Over the years, Jan bought more land and built ‘flat frames’ (like large cloches) to protect the crops he grew and, in the late 1950s, built his first wooden Dutch light glasshouses, moving more into salad crops such as lettuce, tomatoes and cucumbers, though still growing cauliflowers and cabbages on the outdoor land.
By the late 1970s and 1980s, more modern aluminium glasshouses with oil fired heating had been built and the business specialised ever more in indoor crops. Lettuce was grown in the winter and cucumbers and tomatoes over the summer. By the early 1990s, oil was replaced with coal and more glass constructed. By the year 2000, the nursery had expanded to around 12 acres, growing tomatoes and cucumbers.
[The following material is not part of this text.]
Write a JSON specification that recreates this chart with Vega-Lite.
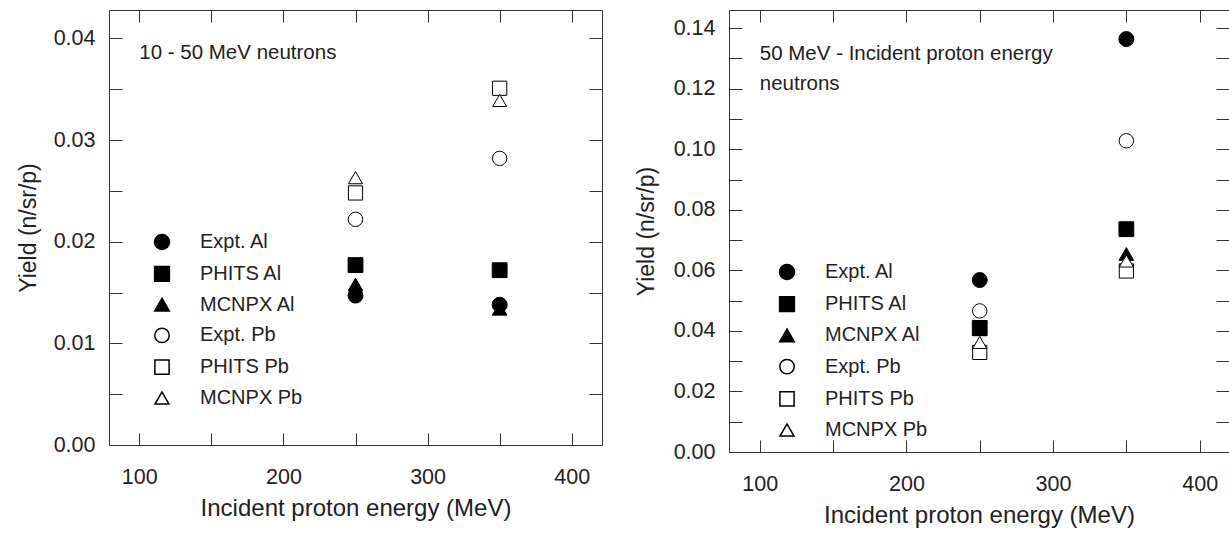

A Combined Heat and Power Station replaced the coal heating plant around 2004, which generates electricity for the National Grid and the heat and CO2 produced are directed to the nursery, reducing overall emissions and making the business even more energy efficient.
Today, three generations on, the business is still family run with Richard Bezemer, grandson of the founder, at the helm.